On this issue, Judge Howell noted that the D.C. Circuit had adopted Justice White’s approach and that the burden on a challenging party for vacating an arbitral award due to “evident partiality” requires the challenging party to demonstrate facts that would cause a reasonable person to conclude that an arbitrator was partial to one party to the arbitration.12 Judge Howell considered that this test was functionally identical to the 2nd Circuit standard (applicable in New York)13 — but was not the same as the (stricter) 9th Circuit standard, which follows Justice Black’s opinion and looks to whether there is an “impression” of partiality.14
Applying the D.C. standard, Judge Howell held that Argentina’s evidence was “wholly insufficient” and that the bank’s investment was “inconsequential” because it consisted mainly of shares held on behalf of third parties. The record showed that the arbitrator had no involvement in the investment decisions of the bank and that the arbitration would have a “negligible effect” on the bank’s financial fortunes.15 Because the arbitrator had served in a nonexecutive capacity and only for a three-year period during the course of the 12-year arbitration, the court held that Argentina had not demonstrated that there was “evident partiality.”16 After rejecting the remainder of Argentina’s challenges to the award, it confirmed the award, with the result that the judgment will be entered upon the full award sum (including interest).

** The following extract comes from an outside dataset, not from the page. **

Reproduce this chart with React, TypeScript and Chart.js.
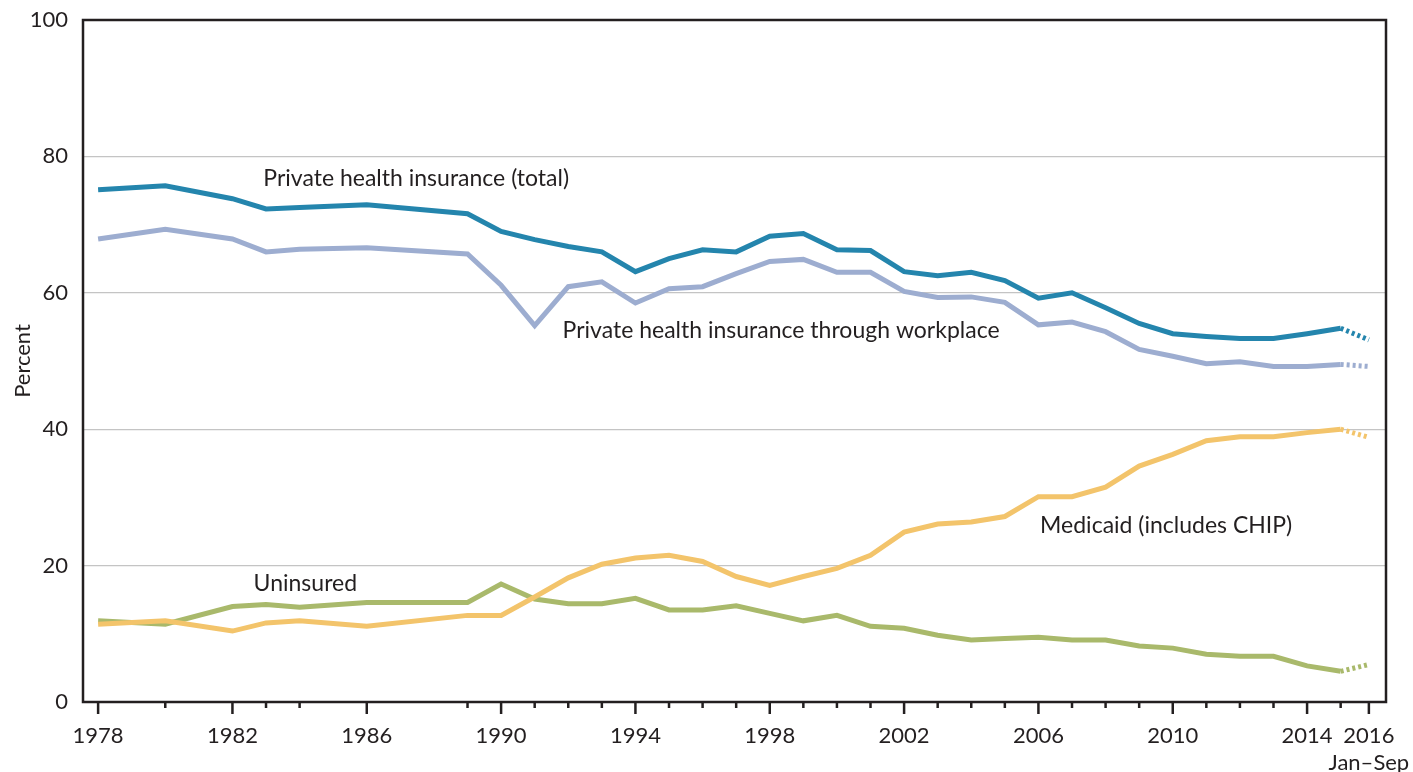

If affirmed, the decision provides guidance for parties whose arbitrations are seated in Washington, D.C., New York and other locations whose federal judicial circuits have adopted Justice White’s test from Commonwealth Coatings.17 It confirms that in the event of a post-award challenge, an arbitrator may only be found to have displayed “evident partiality” upon a showing of specific facts and not just the mere “appearance of bias.” Moreover, the case provides a useful example of a U.S. court being willing to consider (and potentially give deference to) the reasoned “arbitrator challenge” decisions made during the course of the arbitration.